### Set task:
Pick out each line containing the string "seaborn".

╔══

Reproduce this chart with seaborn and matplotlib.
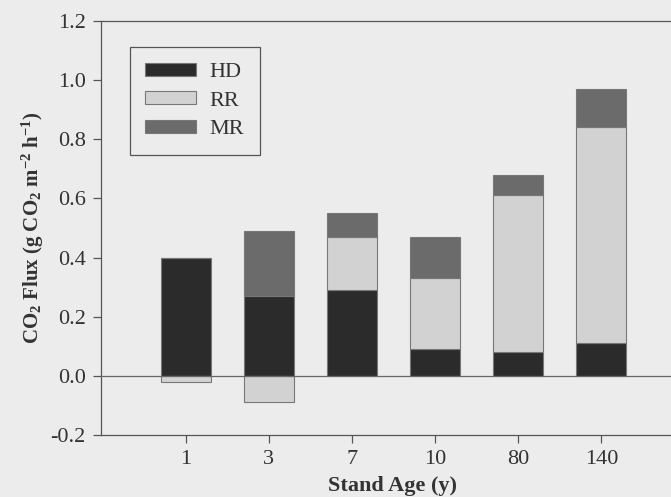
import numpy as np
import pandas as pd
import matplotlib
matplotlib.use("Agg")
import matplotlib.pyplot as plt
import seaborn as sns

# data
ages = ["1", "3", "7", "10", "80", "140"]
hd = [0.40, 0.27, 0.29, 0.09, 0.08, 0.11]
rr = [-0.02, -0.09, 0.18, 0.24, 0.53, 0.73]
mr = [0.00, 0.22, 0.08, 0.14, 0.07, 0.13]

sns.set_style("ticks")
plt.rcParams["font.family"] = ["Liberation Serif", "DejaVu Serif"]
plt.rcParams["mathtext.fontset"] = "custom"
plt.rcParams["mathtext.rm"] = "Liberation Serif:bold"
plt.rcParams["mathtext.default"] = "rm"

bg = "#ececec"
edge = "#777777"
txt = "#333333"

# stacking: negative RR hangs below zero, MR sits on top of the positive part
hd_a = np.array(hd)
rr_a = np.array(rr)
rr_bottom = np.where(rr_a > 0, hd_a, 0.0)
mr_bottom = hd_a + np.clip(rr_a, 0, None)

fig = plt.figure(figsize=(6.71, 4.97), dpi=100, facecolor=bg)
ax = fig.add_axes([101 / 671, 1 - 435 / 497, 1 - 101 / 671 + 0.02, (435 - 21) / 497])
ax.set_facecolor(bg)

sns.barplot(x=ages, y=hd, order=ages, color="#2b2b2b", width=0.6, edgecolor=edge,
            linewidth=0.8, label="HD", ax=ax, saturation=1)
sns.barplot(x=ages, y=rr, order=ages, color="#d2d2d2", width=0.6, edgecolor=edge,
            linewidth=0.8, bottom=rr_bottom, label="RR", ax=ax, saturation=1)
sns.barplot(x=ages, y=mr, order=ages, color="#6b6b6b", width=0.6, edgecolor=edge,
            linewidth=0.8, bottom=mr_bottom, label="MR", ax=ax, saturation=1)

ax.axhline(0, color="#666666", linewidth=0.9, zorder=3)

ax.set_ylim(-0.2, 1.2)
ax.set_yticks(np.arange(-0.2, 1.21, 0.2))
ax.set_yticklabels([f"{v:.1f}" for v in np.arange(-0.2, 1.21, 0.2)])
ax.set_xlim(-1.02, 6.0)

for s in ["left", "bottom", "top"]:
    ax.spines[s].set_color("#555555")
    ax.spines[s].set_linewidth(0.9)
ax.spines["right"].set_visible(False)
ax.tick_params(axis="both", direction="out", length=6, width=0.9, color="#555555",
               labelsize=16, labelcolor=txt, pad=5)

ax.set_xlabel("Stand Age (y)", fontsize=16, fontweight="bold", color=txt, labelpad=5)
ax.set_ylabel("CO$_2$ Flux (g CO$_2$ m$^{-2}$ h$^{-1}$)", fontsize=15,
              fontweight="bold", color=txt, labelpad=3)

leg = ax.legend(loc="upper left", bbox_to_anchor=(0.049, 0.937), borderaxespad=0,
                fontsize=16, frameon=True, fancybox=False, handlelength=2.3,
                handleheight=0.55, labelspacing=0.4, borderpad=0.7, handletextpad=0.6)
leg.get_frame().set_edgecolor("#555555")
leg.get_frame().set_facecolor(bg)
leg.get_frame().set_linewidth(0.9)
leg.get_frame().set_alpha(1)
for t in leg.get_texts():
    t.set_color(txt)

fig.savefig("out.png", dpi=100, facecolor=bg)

╚══

### Finished task:
Reproduce this chart with seaborn and matplotlib.
import seaborn as sns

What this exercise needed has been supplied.